Two weeks after the disappearance of Jamal Khashoggi, the UN High Commissioner for Human Rights Michelle Bachelet on
Tuesday urged the Governments of Saudi Arabia and Turkey to reveal everything they know about the disappearance and
possible extra-judicial killing of the prominent Saudi journalist after he visited his country’s consulate in Istanbul.
While welcoming the agreement that has allowed investigators to conduct an examination inside the consulate itself, and
possibly also at the residence of the Saudi Arabian Consul-General in Istanbul, the UN Human Rights Chief urged the
authorities of both countries “to ensure that no further obstacles are placed in the way of a prompt, thorough,
effective, impartial and transparent investigation.”

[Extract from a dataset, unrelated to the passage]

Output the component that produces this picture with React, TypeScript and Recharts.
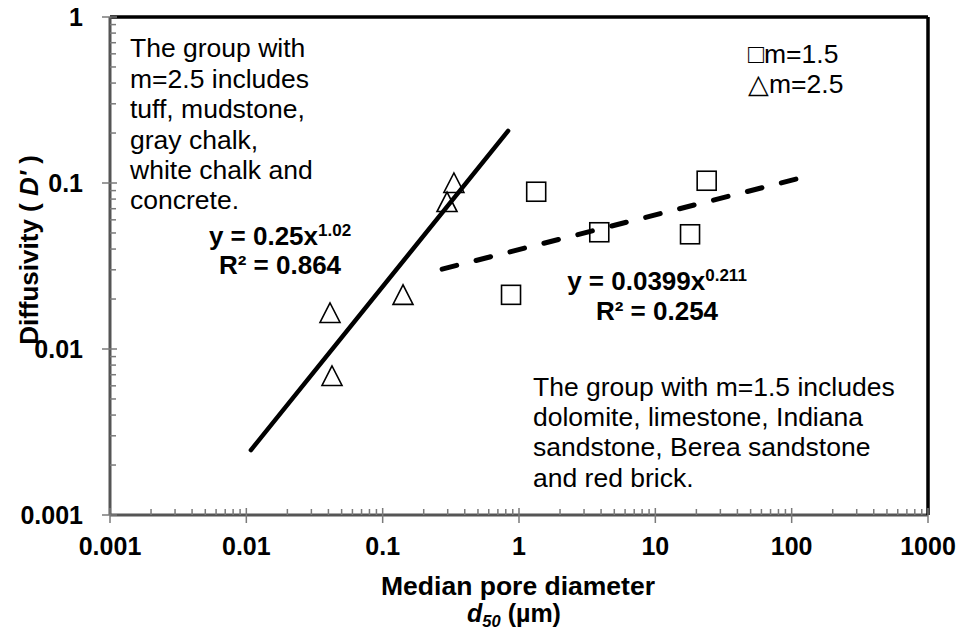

“In view of the seriousness of the situation surrounding the disappearance of Mr. Khashoggi, I believe the inviolability
or immunity of the relevant premises and officials bestowed by treaties such as the 1963 Vienna Convention on Consular
Relations should be waived immediately,” Bachelet said. “Under international law, both a forced disappearance and an
extra-judicial killing are very serious crimes, and immunity should not be used to impede investigations into what
happened and who is responsible. Two weeks is a very long time for the probable scene of a crime not to have been
subjected to a full forensic investigation.”
“Given there seems to be clear evidence that Mr Khashoggi entered the Consulate and has never been seen since, the onus
is on the Saudi authorities to reveal what happened to him from that point onwards,” she added.

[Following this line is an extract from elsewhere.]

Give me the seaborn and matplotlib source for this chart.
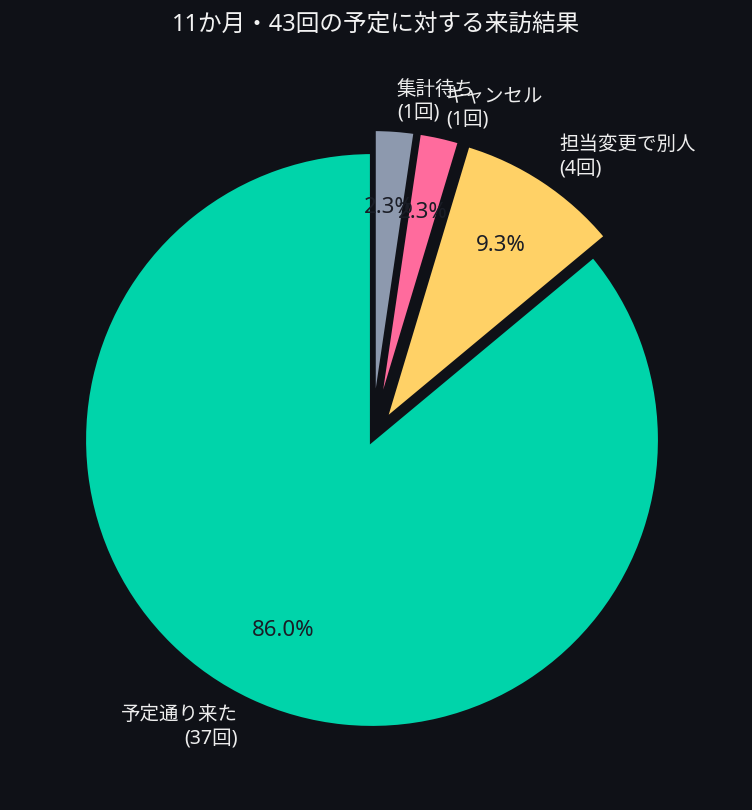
import matplotlib
matplotlib.use("Agg")
import matplotlib.pyplot as plt
import seaborn as sns

# visit outcomes for 43 scheduled visits over 11 months
labels = ["予定通り来た\n(37回)", "担当変更で別人\n(4回)", "キャンセル\n(1回)", "集計待ち\n(1回)"]
counts = [37, 4, 1, 1]
colors = ["#00D4AA", "#FFD166", "#FF6B9D", "#8D99AE"]
explode = [0, 0.08, 0.08, 0.08]

bg = "#0F1117"
sns.set_theme(style="dark")
plt.rcParams["font.family"] = ["Noto Sans", "Noto Sans CJK JP", "DejaVu Sans"]

fig = plt.figure(figsize=(7.52, 8.10), dpi=100)
fig.patch.set_facecolor(bg)
# pie radius ~288px, centre near (372, 440)
ax = fig.add_axes([12 / 752, 10 / 810, 720 / 752, 720 / 810])
ax.set_facecolor(bg)

wedges, texts, autotexts = ax.pie(
    counts, labels=labels, colors=colors, explode=explode,
    startangle=90, counterclock=True, autopct="%1.1f%%",
    pctdistance=0.73, labeldistance=1.1,
    wedgeprops=dict(edgecolor=bg, linewidth=3),
    textprops=dict(color="#EDEDED", fontsize=14),
)
for t in autotexts:
    t.set_color("#1A1D26")
    t.set_fontsize(16)

fig.suptitle("11か月・43回の予定に対する来訪結果", color="#F2F2F2", fontsize=17,
             y=1 - 25 / 810, va="center")
ax.set_aspect("equal")
plt.savefig("out.png", dpi=100, facecolor=bg)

The High Commissioner noted that Saudi Arabia and Turkey are both party to the UN Convention against Torture and Other
Cruel, Inhuman or Degrading Treatment or Punishment. As such, they are obliged to take all measures to prevent torture,
enforced disappearances and other serious human rights violations, to investigate allegations of acts constituting these
crimes, and to bring to justice those suspected of committing them.